One factor that may contribute to diminishing benefits of preschool over time is a lack of alignment between programs like Head Start and public schools. Redundancies in curriculums, a lack of information exchange, and policy discrepancies could all contribute to a misaligned early childhood education experience, resulting in a loss of gains for children who attend preschool. With the goal of providing better support to Oregon’s young learners, communities, foundations, and school districts, including Portland Public Schools, are coming together to open a dialogue around deepening the ties between preschool and kindergarten through third-grade classrooms. Mashburn, who has a long history of collaboration with Portland Public Schools, is one of many engaged in the process of bringing stakeholders together to identify strategies that support the needs of children and families as they make the big leap from preschool to kindergarten.

In support of Portland Public’s efforts to align education experiences from preschool through third-grade, Mashburn is working with co-investigator and fellow PSU psychology department faculty member, Dr. Karlyn Adams-Wiggins. Adams-Wiggins is a developmental psychologist and expert in academic achievement motivation and adolescent development. Together the researchers are following roughly 400 kids as they make the transition from preschool to kindergarten.

“We’re now working with Head Start centers throughout the city to get a snapshot of the experiences kids have in preschool, and in the fall, we’ll be gathering the same information from the kindergarten classrooms the children transition into,” Mashburn said. “That will help us identify the discontinuities in kids’ experiences in Head Start classrooms and kindergarten classrooms within the district. We can then bring that information to everyone involved and say, ‘this is what we see in these classrooms,’ and ‘this is where there’s an opportunity for closer alignment between the systems.’”

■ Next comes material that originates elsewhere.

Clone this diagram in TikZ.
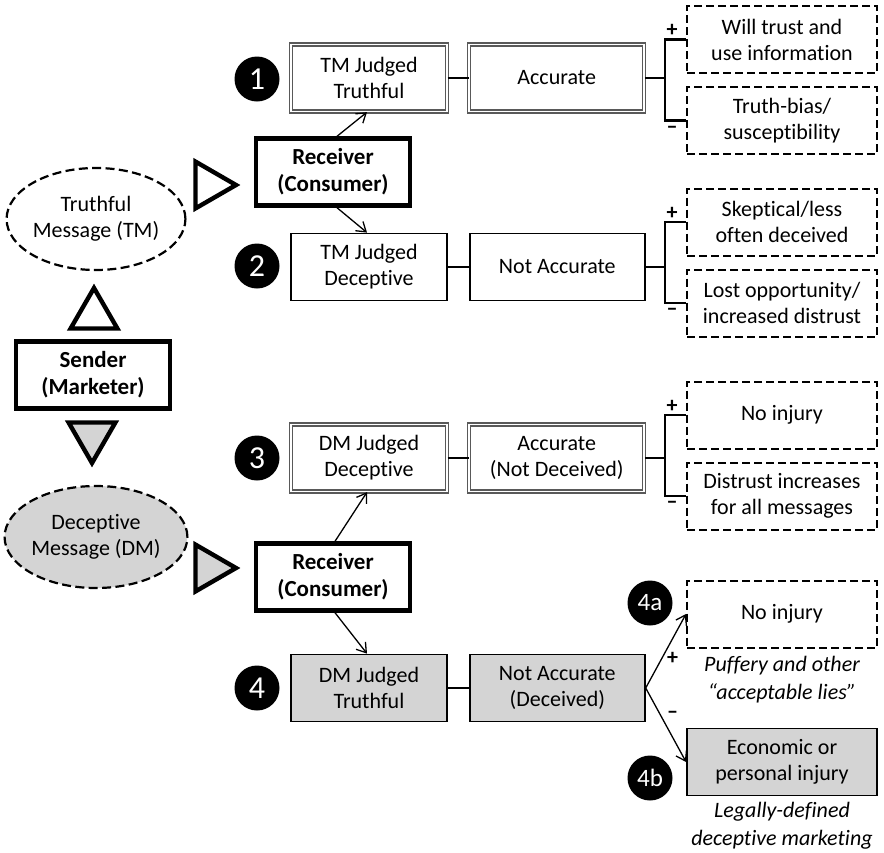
\documentclass[tikz,border=0pt]{standalone}
\usepackage{fontspec}
\setmainfont{Carlito}[Ligatures={TeX,NoCommon}]
\usepackage{tikz}
\usetikzlibrary{arrows.meta,positioning,shapes.geometric}
\colorlet{skygge}{black!17}
\tikzset{
    %Define standard arrow tip
    >={Straight Barb[length=4.5pt,width=6pt]},
    %Define style for boxes
    kasse/.style={
           rectangle,
           draw=black, line width=0.9pt,
           minimum width=78pt,
           minimum height=33.5pt,
           inner sep=1pt,
           align=center},
    bred/.style={kasse, minimum width=87.5pt},
    dobbel/.style={draw=black!65, double=white, double distance=0.9pt, line width=0.6pt},
    stiplet/.style={kasse, line width=1pt, dash pattern=on 4pt off 2pt, minimum width=95pt},
    tyk/.style={kasse, line width=2.2pt, minimum width=77pt,
           font=\fontsize{11.5pt}{13.5pt}\selectfont\bfseries},
    % Define marks
    nummer/.style={circle, fill=black, text=white, minimum size=22.5pt, inner sep=0pt,
           font=\fontsize{16pt}{16pt}\selectfont},
    lille/.style={nummer, font=\fontsize{12.5pt}{12.5pt}\selectfont},
    trekant/.style={regular polygon, regular polygon sides=3, draw=black, line width=2.2pt,
           minimum size=27pt, inner sep=0pt},
    besked/.style={ellipse, draw=black, line width=1.1pt, dash pattern=on 4.5pt off 2.2pt,
           minimum width=87pt, minimum height=51pt, inner sep=0pt, align=center},
    note/.style={align=center, font=\fontsize{11pt}{14pt}\selectfont\itshape},
    tegn/.style={inner sep=0pt, font=\fontsize{11pt}{11pt}\selectfont\bfseries},
    % Define line styles
    pil/.style={->, line width=0.65pt},
    led/.style={line width=1.1pt}
}
\begin{document}
\begin{tikzpicture}[x=0.5pt, y=-0.5pt, font=\fontsize{11pt}{13pt}\selectfont]
\useasboundingbox (0,0) rectangle (884,852);
% sender and messages
\node[tyk](send) at (93,375){Sender\\(Marketer)};
\node[trekant](op) at (94,315){};
\node[besked](tm) at (96,219){Truthful\\Message (TM)};
\node[trekant, fill=skygge, shape border rotate=180](ned) at (92,436){};
\node[besked, fill=skygge](dm) at (96,537){Deceptive\\Message (DM)};
\node[trekant, shape border rotate=-90](tilh1) at (209,185){};
\node[trekant, fill=skygge, shape border rotate=-90](tilh2) at (209,568){};
\node[tyk](rc1) at (333,172){Receiver\\(Consumer)};
\node[tyk](rc2) at (333,577){Receiver\\(Consumer)};
% truthful message
\node[nummer](n1) at (257,79){1};
\node[kasse, dobbel](tjt) at (369,78){TM Judged\\Truthful};
\node[bred, dobbel, right=10.5pt of tjt](acc1){Accurate};
\node[stiplet](will) at (782,39.5){Will trust and\\use information};
\node[stiplet, below=6pt of will](bias){Truth-bias/\\susceptibility};
\node[nummer](n2) at (257,266){2};
\node[kasse](tjd) at (369,267){TM Judged\\Deceptive};
\node[bred, right=10.5pt of tjd](acc2){Not Accurate};
\node[stiplet](skep) at (782,222){Skeptical/less\\often deceived};
\node[stiplet, below=6pt of skep](lost){Lost opportunity/\\increased distrust};
% deceptive message
\node[nummer](n3) at (257,458){3};
\node[kasse, dobbel](djd) at (369,458){DM Judged\\Deceptive};
\node[bred, dobbel, right=10.5pt of djd](acc3){Accurate\\(Not Deceived)};
\node[stiplet](noinj1) at (782,415){No injury};
\node[stiplet, below=6pt of noinj1](distr){Distrust increases\\for all messages};
\node[nummer](n4) at (257,688){4};
\node[kasse, fill=skygge](djt) at (369,688){DM Judged\\Truthful};
\node[bred, fill=skygge, right=10.5pt of djt](acc4){Not Accurate\\(Deceived)};
\node[stiplet](noinj2) at (782,614){No injury};
\node[note](puff) at (782,680){Puffery and other\\“acceptable lies”};
\node[kasse, fill=skygge, minimum width=95pt](eco) at (782,762){Economic or\\personal injury};
\node[note](legal) at (782,826){Legally-defined\\deceptive marketing};
\node[lille](n4a) at (650,603){4a};
\node[lille](n4b) at (650,778){4b};
% connectors
\draw[pil]([xshift=2pt]rc1.north)--([xshift=-1pt]tjt.south);
\draw[pil]([xshift=2pt]rc1.south)--([xshift=-1pt]tjd.north);
\draw[pil]([xshift=1pt]rc2.north)--([xshift=-1pt]djd.south);
\draw[pil]([xshift=1pt]rc2.south)--([xshift=-1pt]djt.north);
\draw[led](tjt)--(acc1);
\draw[led](tjd)--(acc2);
\draw[led](djd)--(acc3);
\draw[led](djt)--(acc4);
% brackets
\draw[led](acc1.east)--++(9.5pt,0);
\draw[led](will.west)--++(-10.5pt,0)|-(bias.west);
\node[tegn] at ([xshift=-7pt,yshift=4.5pt]will.west){+};
\node[tegn] at ([xshift=-7pt,yshift=-4.5pt]bias.west){--};
\draw[led](acc2.east)--++(9.5pt,0);
\draw[led](skep.west)--++(-10.5pt,0)|-(lost.west);
\node[tegn] at ([xshift=-7pt,yshift=4.5pt]skep.west){+};
\node[tegn] at ([xshift=-7pt,yshift=-4.5pt]lost.west){--};
\draw[led](acc3.east)--++(9.5pt,0);
\draw[led](noinj1.west)--++(-10.5pt,0)|-(distr.west);
\node[tegn] at ([xshift=-7pt,yshift=4.5pt]noinj1.west){+};
\node[tegn] at ([xshift=-7pt,yshift=-4.5pt]distr.west){--};
% outcomes of deception
\draw[pil](acc4.east)--(noinj2.west);
\draw[pil](acc4.east)--(eco.west);
\node[tegn] at ([xshift=13.5pt,yshift=15pt]acc4.east){+};
\node[tegn] at ([xshift=13.5pt,yshift=-13.5pt]acc4.east){--};
\end{tikzpicture}
\end{document}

By observing classrooms and surveying teachers, Adams-Wiggins and Mashburn will develop descriptions of factors involved in classroom experiences such as levels of academic focus, class structure, quality of teacher/student interactions, and emotional support in preschool and kindergarten settings. Identifying overlaps and discontinuities in student experiences will highlight opportunities to better align preschool through third-grade classrooms that could improve the transition experience. In addition to classroom experiences, the research team is interested in investigating sociocultural factors outside of school that may affect a child’s transition. To identify some of the challenges students might face and the cultural assets they and their families might draw upon that support early childhood learning, Mashburn and Adams-Wiggins also plan on interviewing parents of some of the children they’re following to gain a better understanding of their experiences and stories.

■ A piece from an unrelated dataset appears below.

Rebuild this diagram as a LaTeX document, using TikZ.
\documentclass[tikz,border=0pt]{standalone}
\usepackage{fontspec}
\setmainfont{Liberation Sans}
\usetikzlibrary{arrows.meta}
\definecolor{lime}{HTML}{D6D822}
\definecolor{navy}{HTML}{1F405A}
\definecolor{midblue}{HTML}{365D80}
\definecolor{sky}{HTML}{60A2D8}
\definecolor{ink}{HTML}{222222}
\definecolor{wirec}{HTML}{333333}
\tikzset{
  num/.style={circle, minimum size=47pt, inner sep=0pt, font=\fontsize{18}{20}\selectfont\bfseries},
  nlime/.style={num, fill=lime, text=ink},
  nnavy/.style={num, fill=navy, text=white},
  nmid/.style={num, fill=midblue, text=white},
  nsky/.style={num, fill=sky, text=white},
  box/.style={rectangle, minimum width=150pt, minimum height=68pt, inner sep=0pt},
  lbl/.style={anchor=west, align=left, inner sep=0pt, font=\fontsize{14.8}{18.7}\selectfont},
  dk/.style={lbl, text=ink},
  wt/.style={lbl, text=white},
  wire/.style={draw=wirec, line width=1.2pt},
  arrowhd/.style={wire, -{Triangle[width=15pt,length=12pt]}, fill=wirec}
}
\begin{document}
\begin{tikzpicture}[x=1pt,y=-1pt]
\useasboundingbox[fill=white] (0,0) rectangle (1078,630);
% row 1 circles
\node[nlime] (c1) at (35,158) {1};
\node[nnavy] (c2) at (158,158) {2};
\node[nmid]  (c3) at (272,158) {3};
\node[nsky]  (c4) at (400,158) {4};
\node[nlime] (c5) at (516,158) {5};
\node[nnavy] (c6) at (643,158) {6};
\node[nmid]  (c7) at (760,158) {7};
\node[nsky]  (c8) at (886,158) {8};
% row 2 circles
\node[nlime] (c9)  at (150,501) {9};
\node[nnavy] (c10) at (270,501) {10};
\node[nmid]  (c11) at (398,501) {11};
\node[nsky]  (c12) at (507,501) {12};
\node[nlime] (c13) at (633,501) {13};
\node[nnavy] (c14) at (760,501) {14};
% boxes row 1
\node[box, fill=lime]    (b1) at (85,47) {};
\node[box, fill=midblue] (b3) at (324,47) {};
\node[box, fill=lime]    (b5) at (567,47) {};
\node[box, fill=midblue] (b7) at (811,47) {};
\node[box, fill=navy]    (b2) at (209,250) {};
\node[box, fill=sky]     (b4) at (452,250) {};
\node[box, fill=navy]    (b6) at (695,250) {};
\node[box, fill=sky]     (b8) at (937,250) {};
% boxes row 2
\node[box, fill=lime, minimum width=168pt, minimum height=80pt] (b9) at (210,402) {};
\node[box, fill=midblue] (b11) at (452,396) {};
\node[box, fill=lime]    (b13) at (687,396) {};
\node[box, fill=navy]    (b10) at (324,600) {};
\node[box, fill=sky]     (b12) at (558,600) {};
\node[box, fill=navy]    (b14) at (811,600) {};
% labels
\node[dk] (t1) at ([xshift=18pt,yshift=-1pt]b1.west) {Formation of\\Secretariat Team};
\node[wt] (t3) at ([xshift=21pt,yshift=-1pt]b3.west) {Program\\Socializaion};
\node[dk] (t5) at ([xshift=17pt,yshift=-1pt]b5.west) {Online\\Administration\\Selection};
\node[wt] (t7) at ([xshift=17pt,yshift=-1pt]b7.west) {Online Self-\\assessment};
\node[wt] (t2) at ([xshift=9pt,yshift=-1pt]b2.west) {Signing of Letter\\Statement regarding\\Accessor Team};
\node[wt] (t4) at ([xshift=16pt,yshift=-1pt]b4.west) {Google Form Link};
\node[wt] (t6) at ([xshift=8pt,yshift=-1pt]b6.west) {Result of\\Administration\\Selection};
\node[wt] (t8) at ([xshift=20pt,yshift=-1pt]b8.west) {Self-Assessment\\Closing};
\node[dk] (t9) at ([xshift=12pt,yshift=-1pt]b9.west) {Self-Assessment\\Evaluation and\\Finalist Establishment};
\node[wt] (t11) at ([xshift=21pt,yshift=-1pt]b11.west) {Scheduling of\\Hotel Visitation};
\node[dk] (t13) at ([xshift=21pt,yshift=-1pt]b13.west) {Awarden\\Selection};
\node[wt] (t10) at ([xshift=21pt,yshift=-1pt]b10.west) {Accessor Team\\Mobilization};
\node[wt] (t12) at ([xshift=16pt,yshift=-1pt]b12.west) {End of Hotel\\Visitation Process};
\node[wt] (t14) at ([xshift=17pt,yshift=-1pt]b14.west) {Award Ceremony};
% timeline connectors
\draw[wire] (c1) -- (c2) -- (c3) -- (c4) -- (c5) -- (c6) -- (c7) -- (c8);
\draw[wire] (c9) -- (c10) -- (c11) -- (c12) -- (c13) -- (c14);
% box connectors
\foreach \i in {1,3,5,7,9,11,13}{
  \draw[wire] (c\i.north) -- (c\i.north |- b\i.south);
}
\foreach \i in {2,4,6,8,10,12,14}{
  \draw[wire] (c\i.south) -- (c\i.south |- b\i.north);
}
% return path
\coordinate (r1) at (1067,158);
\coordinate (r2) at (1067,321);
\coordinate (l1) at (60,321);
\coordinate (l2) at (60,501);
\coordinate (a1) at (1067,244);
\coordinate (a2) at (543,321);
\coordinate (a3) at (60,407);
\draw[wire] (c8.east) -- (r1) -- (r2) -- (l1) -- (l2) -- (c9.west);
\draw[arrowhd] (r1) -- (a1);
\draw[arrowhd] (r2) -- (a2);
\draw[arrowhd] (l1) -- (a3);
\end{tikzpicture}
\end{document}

Portland Public Schools Kindergarten Transition“We’re interested in learning more about the role of students’ cultural backgrounds in relation to the transition from preschool to kindergarten,” Adams-Wiggins said. “One of the benefits of this study is that we can identify some of the strengths that Portland students are bringing into the classroom in terms of familial and cultural assets. So, it’s not just about what’s happening in the classroom; it’s about what’s happening at home and in the community. Collecting that data will help us as we start thinking about the variety of strategies we might develop to support the needs of children, and students of color, in particular.”

An improved understanding of the discontinuities students transitioning from preschool to kindergarten experience as they enter the public-school system could help educators and advocates of early childhood education improve systems of support for children. So, too, could identifying barriers and challenges children and families face, and recognizing cultural resources that support the transition process. Mashburn and Adams-Wiggins are providing Portland Public Schools and other partners working to align preschool through third-grade classrooms the information they need to develop strategies that support access to quality, consistent early childhood learning experiences. Over time, aligning systems to reduce redundancy in curriculums, provide supplementary instruction, and bringing policies in line could result in students experiencing fewer road bumps as they make the challenging transition from preschool to kindergarten, and that might help the state’s youngest learners retain some of the beneficial gains made during their preschool experiences.